Two: projected cost per feature after AI tooling is fully adopted. This should be lower. If AI is doing its job, you deliver more for the same spend. Show the trend over the last two quarters.
Three: the redeployment plan. How many people move from maintenance to platform work. What they will build. What the expected return looks like in 12 months.
Four: the risk register. If we cut 20%, these projects stop. This compliance deadline gets missed. This technical debt grows by this much. Put pound figures on each item. Make it concrete.
Do not make it emotional. Do not say "my team is brilliant and we need everyone." Say "here is the maths. Cutting costs more than it saves. Redeploying costs the same and produces more." Let the numbers do the work.
The real conversation
The board is not wrong to ask the question.

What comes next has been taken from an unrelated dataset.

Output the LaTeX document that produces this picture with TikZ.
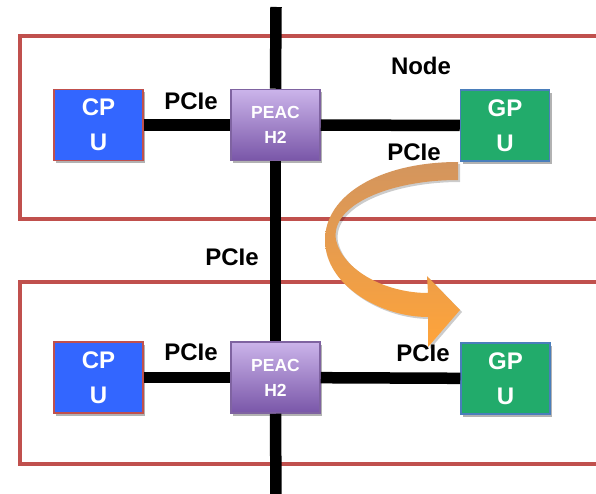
\documentclass[tikz,border=0pt]{standalone}
\usepackage{fontspec}
\setmainfont{Liberation Sans}
\usetikzlibrary{shadows}
\definecolor{boxred}{HTML}{C0504D}
\definecolor{cpublue}{HTML}{3366FF}
\definecolor{gpugreen}{HTML}{22AB6B}
\definecolor{gpuedge}{HTML}{4A7EBB}
\definecolor{petop}{HTML}{CBB4EA}
\definecolor{pebot}{HTML}{7956A8}
\definecolor{peedge}{HTML}{7F63A1}
\definecolor{arrtop}{HTML}{D3955E}
\definecolor{arrbot}{HTML}{FFA43A}
\tikzset{
  nodebox/.style={draw=boxred, line width=4.5pt},
  bus/.style={line width=11.5pt, black},
  chip/.style={minimum width=89pt, minimum height=71pt, inner sep=0pt, align=center,
    text=white, font=\bfseries\fontsize{24}{35}\selectfont,
    drop shadow={shadow xshift=2pt, shadow yshift=-3pt, opacity=0.3, fill=black}},
  cpubox/.style={chip, fill=cpublue, draw=boxred, line width=1.5pt},
  gpubox/.style={chip, fill=gpugreen, draw=gpuedge, line width=1.5pt},
  pebox/.style={chip, top color=petop, bottom color=pebot, draw=peedge, line width=1.5pt,
    font=\bfseries\fontsize{17.5}{25}\selectfont},
  lbl/.style={inner sep=0pt, font=\bfseries\fontsize{24}{28}\selectfont},
}
\begin{document}
\begin{tikzpicture}[x=1pt, y=-1pt]
\useasboundingbox (0,0) rectangle (596,494);
\fill[white] (0,0) rectangle (596,494);
% node frames
\draw[nodebox] (620,36) -- (20,36) -- (20,219) -- (620,219);
\draw[nodebox] (620,282) -- (20,282) -- (20,464) -- (620,464);
% boxes
\coordinate (bustop) at (276,7);
\coordinate (busbot) at (276,500);
\node[cpubox] (cpu1) at (98.5,125) {CP\\U};
\node[pebox]  (pe1)  at (275.5,125) {PEAC\\H2};
\node[gpubox] (gpu1) at (505,125.5) {GP\\U};
\node[cpubox] (cpu2) at (98.5,377.5) {CP\\U};
\node[pebox]  (pe2)  at (275.5,377.5) {PEAC\\H2};
\node[gpubox] (gpu2) at (505.5,378.5) {GP\\U};
% buses
\draw[bus] (bustop) -- (pe1.north);
\draw[bus] (pe1.south) -- (pe2.north);
\draw[bus] (pe2.south) -- (busbot);
\draw[bus] (cpu1) -- (pe1);
\draw[bus] (pe1) -- (gpu1);
\draw[bus] (cpu2) -- (pe2);
\draw[bus] (pe2) -- (gpu2);
% labels
\node[lbl] (l1) at (191,101) {PCIe};
\node[lbl] (l2) at (414,152) {PCIe};
\node[lbl] (l3) at (421,66) {Node};
\node[lbl] (l4) at (232,257) {PCIe};
\node[lbl] (l5) at (191,352) {PCIe};
\node[lbl] (l6) at (423,353) {PCIe};
% curved arrow
\shade[top color=arrtop, bottom color=arrbot, drop shadow={shadow xshift=2pt, shadow yshift=-2pt, opacity=0.2, fill=black}]
  (458,162) .. controls (380,162) and (325,195) .. (325,240)
  .. controls (325,285) and (380,317) .. (428,317)
  -- (428,347) -- (460,310) -- (427,276) -- (428,293)
  .. controls (385,293) and (343,270) .. (336,240)
  .. controls (330,205) and (390,180) .. (458,180) -- cycle;
\end{tikzpicture}
\end{document}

AI is genuinely changing how engineering teams operate. The productivity gains are real. Pretending otherwise makes you look like you are not paying attention.
But "AI makes us more productive" and "AI means we need fewer people" are different statements. The first is true now. The second might become true for some roles, eventually. Cutting 20% today based on where AI might be in three years is a bet, and the odds are not good.
Your job as CTO is to turn that bet into a plan. Show where the gains are. Show where you are redeploying them. Put the numbers on the table. Make the CFO's job easy.
And if they still push for the cut after all that, keep your data. You will need it for the rebuild.